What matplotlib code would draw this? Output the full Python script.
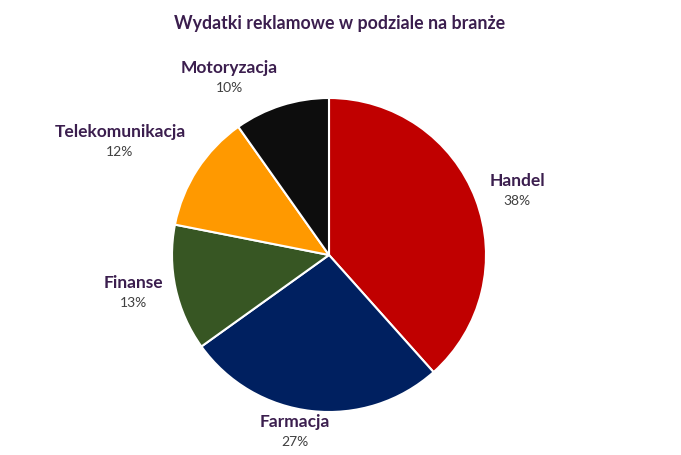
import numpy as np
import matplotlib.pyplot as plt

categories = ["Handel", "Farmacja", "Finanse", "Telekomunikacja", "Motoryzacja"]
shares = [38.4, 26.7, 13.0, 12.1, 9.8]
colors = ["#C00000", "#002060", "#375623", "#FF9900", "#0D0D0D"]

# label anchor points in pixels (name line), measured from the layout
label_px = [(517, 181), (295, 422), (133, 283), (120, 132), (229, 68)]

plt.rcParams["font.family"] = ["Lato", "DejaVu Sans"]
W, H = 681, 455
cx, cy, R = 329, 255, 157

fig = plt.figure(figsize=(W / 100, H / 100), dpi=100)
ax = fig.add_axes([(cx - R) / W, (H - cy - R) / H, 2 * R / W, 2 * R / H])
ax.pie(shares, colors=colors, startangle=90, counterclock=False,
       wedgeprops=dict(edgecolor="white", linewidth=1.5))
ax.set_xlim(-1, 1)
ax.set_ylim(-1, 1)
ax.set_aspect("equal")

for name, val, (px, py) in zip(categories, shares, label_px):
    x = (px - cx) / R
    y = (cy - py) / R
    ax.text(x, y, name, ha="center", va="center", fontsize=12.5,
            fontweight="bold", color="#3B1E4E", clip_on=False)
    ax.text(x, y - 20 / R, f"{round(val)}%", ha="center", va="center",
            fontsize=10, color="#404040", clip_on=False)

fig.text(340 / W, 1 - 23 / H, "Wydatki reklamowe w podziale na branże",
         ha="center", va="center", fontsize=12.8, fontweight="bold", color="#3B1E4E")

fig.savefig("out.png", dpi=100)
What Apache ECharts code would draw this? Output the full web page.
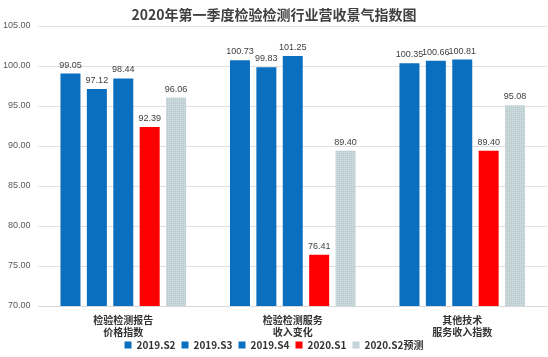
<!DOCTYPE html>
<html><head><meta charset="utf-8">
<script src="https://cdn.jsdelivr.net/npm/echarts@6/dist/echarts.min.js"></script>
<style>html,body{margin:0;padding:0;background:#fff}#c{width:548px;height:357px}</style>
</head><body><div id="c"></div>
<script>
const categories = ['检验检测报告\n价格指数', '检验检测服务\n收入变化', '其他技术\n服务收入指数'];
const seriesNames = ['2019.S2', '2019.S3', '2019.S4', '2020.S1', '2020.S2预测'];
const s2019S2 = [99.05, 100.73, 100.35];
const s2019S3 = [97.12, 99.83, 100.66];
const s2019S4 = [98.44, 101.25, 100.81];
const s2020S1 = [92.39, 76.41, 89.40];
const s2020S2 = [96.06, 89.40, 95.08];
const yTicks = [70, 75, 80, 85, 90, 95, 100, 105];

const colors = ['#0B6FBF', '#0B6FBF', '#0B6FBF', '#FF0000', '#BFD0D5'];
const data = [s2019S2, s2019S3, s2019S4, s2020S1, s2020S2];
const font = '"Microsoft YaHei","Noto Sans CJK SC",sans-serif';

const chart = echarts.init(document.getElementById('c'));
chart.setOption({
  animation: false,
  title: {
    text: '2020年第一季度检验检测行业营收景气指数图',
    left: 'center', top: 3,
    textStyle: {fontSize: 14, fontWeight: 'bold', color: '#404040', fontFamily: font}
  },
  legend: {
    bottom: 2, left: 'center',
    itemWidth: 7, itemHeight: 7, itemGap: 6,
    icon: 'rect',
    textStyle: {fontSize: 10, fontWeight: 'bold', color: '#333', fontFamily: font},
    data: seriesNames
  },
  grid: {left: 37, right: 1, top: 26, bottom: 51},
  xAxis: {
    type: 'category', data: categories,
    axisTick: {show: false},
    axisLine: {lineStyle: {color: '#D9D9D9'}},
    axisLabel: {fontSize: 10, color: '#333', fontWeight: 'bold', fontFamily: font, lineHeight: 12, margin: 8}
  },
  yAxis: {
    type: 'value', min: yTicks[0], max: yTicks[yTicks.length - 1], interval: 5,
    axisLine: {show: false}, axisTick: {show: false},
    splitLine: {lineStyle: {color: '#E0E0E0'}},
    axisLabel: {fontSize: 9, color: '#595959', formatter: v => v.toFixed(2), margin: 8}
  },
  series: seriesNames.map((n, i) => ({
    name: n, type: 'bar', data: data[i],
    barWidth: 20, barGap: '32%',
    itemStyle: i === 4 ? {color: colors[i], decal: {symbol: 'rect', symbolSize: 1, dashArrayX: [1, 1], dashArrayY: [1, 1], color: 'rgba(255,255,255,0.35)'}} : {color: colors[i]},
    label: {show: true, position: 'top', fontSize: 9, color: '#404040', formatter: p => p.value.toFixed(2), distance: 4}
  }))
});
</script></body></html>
################
◆ **Job**
Without the pictures, copy the material exactly as given.

◆ **Result for this exercise**
What matplotlib code would draw this? Output the full Python script.
import numpy as np
import matplotlib.pyplot as plt

categories = ["Handel", "Farmacja", "Finanse", "Telekomunikacja", "Motoryzacja"]
shares = [38.4, 26.7, 13.0, 12.1, 9.8]
colors = ["#C00000", "#002060", "#375623", "#FF9900", "#0D0D0D"]

# label anchor points in pixels (name line), measured from the layout
label_px = [(517, 181), (295, 422), (133, 283), (120, 132), (229, 68)]

plt.rcParams["font.family"] = ["Lato", "DejaVu Sans"]
W, H = 681, 455
cx, cy, R = 329, 255, 157

fig = plt.figure(figsize=(W / 100, H / 100), dpi=100)
ax = fig.add_axes([(cx - R) / W, (H - cy - R) / H, 2 * R / W, 2 * R / H])
ax.pie(shares, colors=colors, startangle=90, counterclock=False,
       wedgeprops=dict(edgecolor="white", linewidth=1.5))
ax.set_xlim(-1, 1)
ax.set_ylim(-1, 1)
ax.set_aspect("equal")

for name, val, (px, py) in zip(categories, shares, label_px):
    x = (px - cx) / R
    y = (cy - py) / R
    ax.text(x, y, name, ha="center", va="center", fontsize=12.5,
            fontweight="bold", color="#3B1E4E", clip_on=False)
    ax.text(x, y - 20 / R, f"{round(val)}%", ha="center", va="center",
            fontsize=10, color="#404040", clip_on=False)

fig.text(340 / W, 1 - 23 / H, "Wydatki reklamowe w podziale na branże",
         ha="center", va="center", fontsize=12.8, fontweight="bold", color="#3B1E4E")

fig.savefig("out.png", dpi=100)
What Apache ECharts code would draw this? Output the full web page.
<!DOCTYPE html>
<html><head><meta charset="utf-8">
<script src="https://cdn.jsdelivr.net/npm/echarts@6/dist/echarts.min.js"></script>
<style>html,body{margin:0;padding:0;background:#fff}#c{width:548px;height:357px}</style>
</head><body><div id="c"></div>
<script>
const categories = ['检验检测报告\n价格指数', '检验检测服务\n收入变化', '其他技术\n服务收入指数'];
const seriesNames = ['2019.S2', '2019.S3', '2019.S4', '2020.S1', '2020.S2预测'];
const s2019S2 = [99.05, 100.73, 100.35];
const s2019S3 = [97.12, 99.83, 100.66];
const s2019S4 = [98.44, 101.25, 100.81];
const s2020S1 = [92.39, 76.41, 89.40];
const s2020S2 = [96.06, 89.40, 95.08];
const yTicks = [70, 75, 80, 85, 90, 95, 100, 105];

const colors = ['#0B6FBF', '#0B6FBF', '#0B6FBF', '#FF0000', '#BFD0D5'];
const data = [s2019S2, s2019S3, s2019S4, s2020S1, s2020S2];
const font = '"Microsoft YaHei","Noto Sans CJK SC",sans-serif';

const chart = echarts.init(document.getElementById('c'));
chart.setOption({
  animation: false,
  title: {
    text: '2020年第一季度检验检测行业营收景气指数图',
    left: 'center', top: 3,
    textStyle: {fontSize: 14, fontWeight: 'bold', color: '#404040', fontFamily: font}
  },
  legend: {
    bottom: 2, left: 'center',
    itemWidth: 7, itemHeight: 7, itemGap: 6,
    icon: 'rect',
    textStyle: {fontSize: 10, fontWeight: 'bold', color: '#333', fontFamily: font},
    data: seriesNames
  },
  grid: {left: 37, right: 1, top: 26, bottom: 51},
  xAxis: {
    type: 'category', data: categories,
    axisTick: {show: false},
    axisLine: {lineStyle: {color: '#D9D9D9'}},
    axisLabel: {fontSize: 10, color: '#333', fontWeight: 'bold', fontFamily: font, lineHeight: 12, margin: 8}
  },
  yAxis: {
    type: 'value', min: yTicks[0], max: yTicks[yTicks.length - 1], interval: 5,
    axisLine: {show: false}, axisTick: {show: false},
    splitLine: {lineStyle: {color: '#E0E0E0'}},
    axisLabel: {fontSize: 9, color: '#595959', formatter: v => v.toFixed(2), margin: 8}
  },
  series: seriesNames.map((n, i) => ({
    name: n, type: 'bar', data: data[i],
    barWidth: 20, barGap: '32%',
    itemStyle: i === 4 ? {color: colors[i], decal: {symbol: 'rect', symbolSize: 1, dashArrayX: [1, 1], dashArrayY: [1, 1], color: 'rgba(255,255,255,0.35)'}} : {color: colors[i]},
    label: {show: true, position: 'top', fontSize: 9, color: '#404040', formatter: p => p.value.toFixed(2), distance: 4}
  }))
});
</script></body></html>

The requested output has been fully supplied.